Students at Nightingale Middle School in Cypress Park could get a full-ride scholarship to the University of Southern California if they successfully complete a 7-year program aimed at getting them to college. The program includes mandatory Saturday classes for both students and parents.
It’s part of USC’s Neighborhood Academic Initiative (NAI) expansion to East/Northeast Los Angeles this school year through a new partnership with Lincoln and Wilson High Schools as well as Nightingale.
Lea este artículo en Español: Estudiantes de Nightingale Podrían Estudiar en USC Gratuitamente
The goal is to create a college-going culture for the school’s predominately Latino students, many who would be the first in their families to attend college. It requires sustained commitment from students and parents must also agree to complete the part of the program directed at them. The benefits and payoff, however, could be life changing.
For many students and parents, the high cost to attend college or a university can be intimidating, and with good reason. The estimated cost to attend USC this year is about $67,212, an amount unfathomable to many, such as the 92% of students classified in Nightingale’s School Accountability Report Card Report as “socioeconomically disadvantaged.” Add in the fact that many of the students are immigrants or the sons and daughters of immigrants, English Learners, living in an area with a long history of crime and gang violence, and it’s not hard to understand why the idea of attending a top-notch private university like USC could seem out of reach.
But through NAI, students could receive financial assistance amounting to $302,454 over 4.5 years, and more importantly, the academic tools they’ll need to get in and compete once there.
The academic assistance alone can make a big difference for Latino students in light of a number of recent studies which found that many inner-city students are unable to keep up academically with their peers in college and require remedial classes to get them through.
At Nightingale, for example, Latino students had the lowest overall proficiency in English Language skills, 45% compared 72% among Asian students, according to the school report card.
Through NAI, students at partnership schools will receive after school tutoring to help them achieve parity with students in more affluent areas of the state, says Kim Thomas-Barrios, executive director for the USC Educational Partnerships.
Rafael Gaeta, Nightingale’s principal, hopes the program will also keep enrollment at Nightingale from continuing to decline.

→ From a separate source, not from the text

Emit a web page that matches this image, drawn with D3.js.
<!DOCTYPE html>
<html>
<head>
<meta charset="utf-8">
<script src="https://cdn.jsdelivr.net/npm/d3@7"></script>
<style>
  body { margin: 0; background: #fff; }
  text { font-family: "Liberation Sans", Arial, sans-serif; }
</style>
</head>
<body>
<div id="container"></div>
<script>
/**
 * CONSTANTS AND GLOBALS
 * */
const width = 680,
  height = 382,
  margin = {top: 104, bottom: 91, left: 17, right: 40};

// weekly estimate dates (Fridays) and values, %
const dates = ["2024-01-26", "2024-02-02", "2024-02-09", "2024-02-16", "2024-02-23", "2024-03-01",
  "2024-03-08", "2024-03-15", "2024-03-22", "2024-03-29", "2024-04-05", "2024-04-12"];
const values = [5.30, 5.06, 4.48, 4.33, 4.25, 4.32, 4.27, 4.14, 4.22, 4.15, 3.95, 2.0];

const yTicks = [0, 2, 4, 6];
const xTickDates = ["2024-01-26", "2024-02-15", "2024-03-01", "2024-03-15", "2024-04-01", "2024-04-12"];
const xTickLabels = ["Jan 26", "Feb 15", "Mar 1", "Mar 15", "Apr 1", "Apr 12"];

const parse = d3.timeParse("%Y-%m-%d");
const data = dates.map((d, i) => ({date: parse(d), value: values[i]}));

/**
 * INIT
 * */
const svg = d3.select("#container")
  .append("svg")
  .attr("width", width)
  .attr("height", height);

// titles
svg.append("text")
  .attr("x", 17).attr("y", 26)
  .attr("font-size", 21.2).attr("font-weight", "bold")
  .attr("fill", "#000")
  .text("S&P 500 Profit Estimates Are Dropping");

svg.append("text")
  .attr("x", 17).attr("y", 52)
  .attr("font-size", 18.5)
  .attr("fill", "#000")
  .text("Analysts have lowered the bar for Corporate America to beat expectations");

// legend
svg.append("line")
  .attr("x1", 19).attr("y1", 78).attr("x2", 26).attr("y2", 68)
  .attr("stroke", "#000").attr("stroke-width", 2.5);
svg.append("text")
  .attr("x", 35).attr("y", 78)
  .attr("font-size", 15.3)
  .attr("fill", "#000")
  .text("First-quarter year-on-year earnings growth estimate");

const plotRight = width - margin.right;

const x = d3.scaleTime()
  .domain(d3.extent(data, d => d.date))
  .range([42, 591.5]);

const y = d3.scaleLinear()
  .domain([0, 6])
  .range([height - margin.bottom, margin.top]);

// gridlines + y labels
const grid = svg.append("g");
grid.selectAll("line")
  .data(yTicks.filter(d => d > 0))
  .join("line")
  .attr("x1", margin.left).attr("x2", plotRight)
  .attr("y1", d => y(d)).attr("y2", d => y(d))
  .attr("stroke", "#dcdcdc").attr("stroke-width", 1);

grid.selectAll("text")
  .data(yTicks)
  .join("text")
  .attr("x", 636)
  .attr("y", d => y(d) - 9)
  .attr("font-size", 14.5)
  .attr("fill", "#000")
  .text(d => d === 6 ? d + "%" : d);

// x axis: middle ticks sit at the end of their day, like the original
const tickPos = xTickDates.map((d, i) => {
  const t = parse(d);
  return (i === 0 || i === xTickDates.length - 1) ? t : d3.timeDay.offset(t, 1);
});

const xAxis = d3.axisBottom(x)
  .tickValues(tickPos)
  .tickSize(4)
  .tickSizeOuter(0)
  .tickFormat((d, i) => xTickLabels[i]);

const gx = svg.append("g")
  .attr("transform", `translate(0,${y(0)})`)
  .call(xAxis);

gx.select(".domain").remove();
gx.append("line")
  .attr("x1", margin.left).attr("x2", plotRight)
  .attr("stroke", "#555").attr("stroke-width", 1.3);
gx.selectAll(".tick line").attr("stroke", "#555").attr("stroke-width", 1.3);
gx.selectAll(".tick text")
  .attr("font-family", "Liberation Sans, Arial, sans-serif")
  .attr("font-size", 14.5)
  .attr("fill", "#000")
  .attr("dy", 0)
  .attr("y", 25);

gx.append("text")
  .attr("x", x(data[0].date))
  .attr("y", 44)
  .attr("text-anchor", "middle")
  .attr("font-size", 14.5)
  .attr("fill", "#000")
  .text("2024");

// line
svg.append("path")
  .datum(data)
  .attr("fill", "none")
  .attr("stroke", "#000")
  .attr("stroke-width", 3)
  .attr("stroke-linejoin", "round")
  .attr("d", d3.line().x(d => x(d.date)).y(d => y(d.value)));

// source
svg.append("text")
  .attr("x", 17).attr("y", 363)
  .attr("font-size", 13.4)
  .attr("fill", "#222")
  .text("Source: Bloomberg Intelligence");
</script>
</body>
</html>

He told EGP it’s one of the reasons he decided to reach out to USC.
“We’ve been losing a lot of enrollment to Charters and needed to be innovative in bringing in more kids,” Gaeta said. “At first I was denied, but I kept in contact with them and now it’s happened,” he said referring to the school’s partnership with NAI.
Currently, NAI serves about 1,000 students in 6th-12th grade and a little over 300 students in college, according to Thomas-Barrios.
“We don’t want students only to get into college,” but to also support students “throughout college so they don’t fall through the cracks,” Thomas-Barrios said.
The program is composed of three sections, the USC Pre-College Enrichment Academy, the Family Development Institute and the Retention Program, explains Thomas-Barrios.
The 7-year, Pre-College section requires participants to attend classes outside their regular Monday through Friday curriculum schedule. Held on 21 Saturdays during the academic year, each class lasts about five hours. Parents are required to attend nine, four-hour Saturday sessions a year.
Once students reach high school they can either continue in the program or drop out. If they elect to stay in, from 9th through 12th grade their first and second period classes will be on the USC campus, with the remainder of the day at their particular high school.
“They travel to the USC campus in the morning to dispel the notion that they do not belong in college, because they do,” explains Thomas-Barrios about why students don’t just stay at their local school.
For the parents, the Family Development Institute gives them a space to learn about the process of getting their children into college and their corresponding needs, in both English and Spanish.
“The fact that they can get a free ride to one of the most prestigious schools in the country is amazing because the cost of college is getting very expensive for the parents in our community,” Gaeta told EGP. Students who complete the program are not required to attend USC, but the scholarship is not transferable to another university.
It needs to be pointed out, however, that participation alone does not guarantee admission to USC. Students must also meet certain academic and financial benchmarks, but according to Thomas-Barrios, the program’s staff is well equipped to guide them toward meeting USC’s competitive standards. Once accepted, students must also apply to FAFSA to prove they are still low-income.
Response to the program exceeded the expectations of Nightingale staff, Gaeta said, noting that applications were gone as soon as they became available.
To qualify, students must reside near Nightingale and move on to Lincoln or Wilson High with a minimum of a C+ grade point average.
According to Gaeta, the school is also working on creating a college-going environment that goes beyond NAI, such as adding new electives to capture the attention of students who might begin to get distracted.
“We need to reach those children, stop being status quo and think outside the box,” Gaeta said.
Saturday classes for the 34 sixth graders selected at Nightingale for this year will begin September 17th at the USC Health Science Campus in Lincoln Heights.